Yes, circular towers are better.
- They are more robust and harder to break by trebuchet or cannonball. And they are less likely to crumble if someone try to attack the foundations of the towers.
- The defenders can attack from every angle since there is no corner.
On the long term, if you want your fortresses to withstand cannon fire, you're better with triangles. It's from the renaissance but nothing prevents it to be built earlier. The style of fortification is named Vauban after the french architect/engineer Sébastien Le Prestre de Vauban.
- The use of advanced bastions is good for protection since the soldiers can harass the attackers from above while they are trying to reach the main fortress.
- The bastions are also meant to block direct hits against the walls by serving as an obstacle in the cannons' line of sight. Indirect hits inflicts less damage.
- These fortresses generally had lower but thick walls and were shaped like stars to make it harder to fire shots perpendicularly.
- The result is that they are much harder to destroy.
There are many reasons:
It's more difficult to sculpt semi-circular stones than straight stones. In order to have a perfectly round wall/tower, each stone needs to have the perfect shape, not a big square. That's a lot of work!
In a square room, furniture are easier to build. Along a straight wall, you can easily make a corridor. In medieval times, the castle was very often a place where a lot of people were living. Workers were building theirs workshop against the wall. It's easier to build something new against a straight wall than a round one.
But? The round towers?
Yes, there ARE some round walls and tower. In fact there is not much round walls in the X-XI centuries, but more and more with time until the XV century where there are almost every time round towers.

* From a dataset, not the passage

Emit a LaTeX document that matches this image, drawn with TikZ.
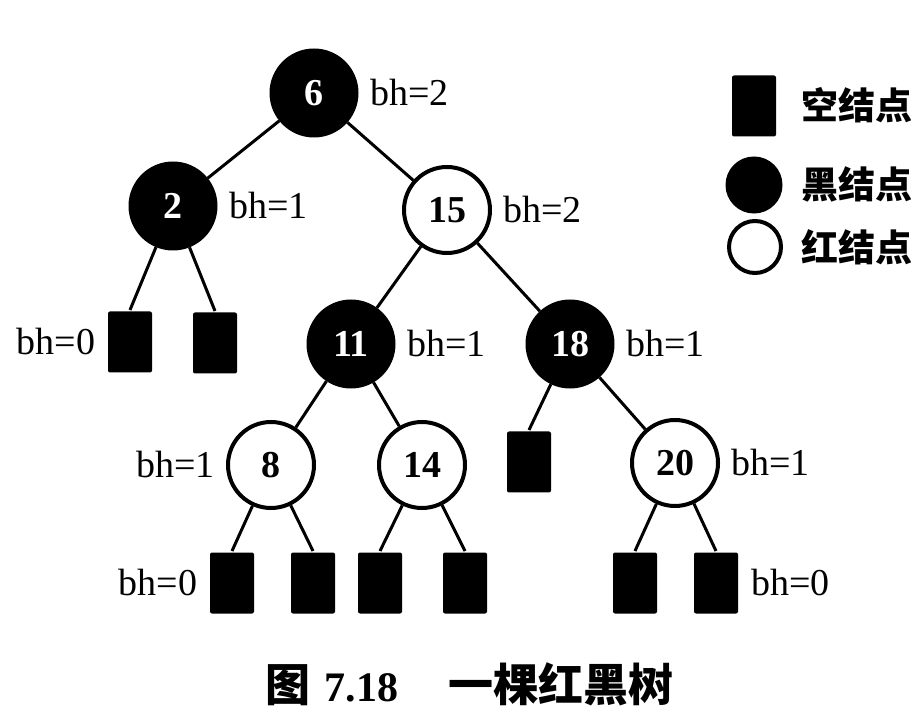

The apparition of canonball changed the architecture.
Arrows (and stones launched by a trebuchet) are easily stopped by a wall (square or round), but canonball are not so well stopped at all, so they began to build round towers to make canonballs slip on the wall instead of breaking it.
Carcassonne city, IX to XIII century (France):
Salses Castle, anti-canonball, XV century (France too, what a lovely country for castle lovers):
More recent castle: big round towers against cannonballs.
Sometimes castles are about status and economic power, where defence takes a secondary role
As others have correctly stated, castles with round towers (until the invention and widespread use of gunpowder) are more defensible and subject to less undermining in a military situation.
However, castles are not just for defence and/or military purposes - if you're not on the 'front line' of defence, many castles in the world serve as administrative centres, political statements or signs of affluence.
In a cursory top 25 most-beautiful castles in the world list, the majority all have square towers, likely as these are easier to furnish, more functional in terms of accommodation, and afford a pleasant outlook. The resultant square rooms are also easily extendible, easier to roof and simply more comfortable to be in.
The following are a small sample of square towered castles:
- Eltz Castle, Germany
- Eilean Donan, Scotland
Bran Castle Romania
- Kilkenny Castle Ireland
Vianden Castle, Luxembourg
Doorwerth Castle, Netherlands
A common thread is the square castles are built for comfort, in already prominent positions that allows them to be furnished and comfortable, roofed for amenity, and located already securely either within practical city walls perhaps with round towers that take the role of utility and military defence, or in an easily defensible position already (such as within a city like Windsor Castle), and where square rooms allow more comfort and better outlook.